Questa è una domanda ricorrente la cui risposta codificata ed ufficiale si può facilmente trovare in qualsiasi manuale Yoga o su Wikipedia.
Lo Yoga nasce nell’India del Nord più di 3.000 anni fa e oggi la sua importanza è ampiamente riconosciuta come strumento ideale per alleviare lo stress, tonificare il corpo, calmare e focalizzare la mente e raggiungere un’armonia spirituale profonda.
Lo yoga è unione di corpo, mente e spirito, unione del Sè con il Divino, inteso come presenza immanente e onnicomprensiva.
E’ un sistema integrale di introspezione, training fisico, ricerca spirituale, sistema etico e strumento di conoscenza della nostra più intima natura.

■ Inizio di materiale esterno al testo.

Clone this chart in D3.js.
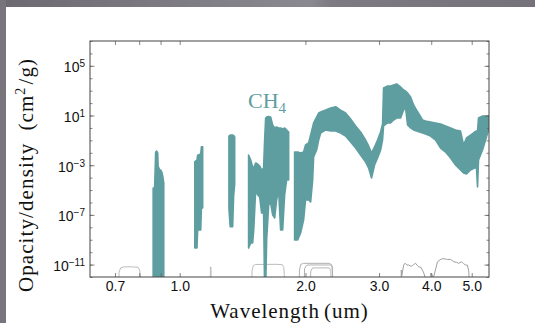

Ma che significa veramente tutto questo e come si traduce in un sistema di vita che possa conciliare quello che all’apparenza sembra un cammino riservato solo ai mistici, con la vita ordinaria fatta di lavoro, casa, famiglia e i diversi problemi da affrontare quotidianamente?
Come è possibile trovare spazio e tempo per lo yoga e qual è davvero l’importanza di particarlo? Cerchiamo di dare alcune coordinate senza la prestesa di poter spiegare in poche righe un mondo così vasto.
Negli ultimi anni lo yoga si è affermato globalmente come fenomeno di massa e, con esso, si sono moltiplicati stili e visioni diverse, dagli approcci più seri sino alla vera e propria esasperazione folkloristica.
Con essi si è anche accesa una polemica mediatica su cosa sia davvero lo yoga e quale sia il suo messaggio più autentico.
Ma chi decide davvero cosa sia giusto e soprattutto quale sia il criterio per definire l’efficacia e la forza trasformativa di un percorso come lo yoga?
Recentemente sembra che sia finito sotto accusa un tipo di yoga prevalentemente fisico, spesso considerato come acrobazia o puro contorsionismo dai suoi detrattori.
Se da un lato questo può essere in parte vero – si è spesso assistito alla “conversione” di atleti, ginnaste e ballerine al mondo yoga, sicuramente più lucrativo e di moda – dall’altro, una pratica fisica seria è il passo imprescindibile per approcciarsi allo yoga. Senza buttarsi nell’arena, per così dire, confrontandosi sul tappetino con le proprie paure e limitazioni, coltivare attivamente presenza e concentranzione, mettendo in campo una disciplina ferrea (Sādhanā), non si può certo dire di praticare yoga.
Guruj – Sri K. Pattabi Jois – tra i maggiori esponenti dell’Ashtanga Vinyasa moderno, affermava: ”99% practice, 1% theory” e anche “Practice and all is coming”.
In realtà, la fisicità nello yoga è solo apparente perché attraverso gli asana si va a manipolare e riconfigurare la nostra struttura energetica agendo sulla qualità e il livello di Prana, o energia vitale, e si controlla la mente con una costante focalizzazione sulla Presenza e sulla Consapevolezza .
“Praticare gli asana senza le basi di yamas e niyamas è pura acrobazia”
B.K.S. Iyengar
Un sistema etico alla base della pratica è imprescindibile.
Dall’altro estremo troviamo un approccio allo Yoga che sovente ha il sentore della setta religiosa e del cult, con l’emergenza di personaggi dalla dubbia sincerità e auto-proclamati Gurus dalla scarsa integrità etica che vedono nello yoga un’occasione di manipolazione psicologica e lucrativa.
Quindi, il mio messaggio è quello di mantenere una salutare equidistanza da approcci estremi, pensando allo yoga come uno strumento sacro di evoluzione personale senza però trasformarlo nell’orizzonte esclusivo dei nostri interessi o riportandolo all’interno di una attitudine compulsiva che proprio esso, lo yoga, dovrebbe aiutare a tenere sotto controllo.
Lo yoga è un’attitudine e un modo di essere. Esso inizia veramente nel momento in cui ripieghiamo il tappetino.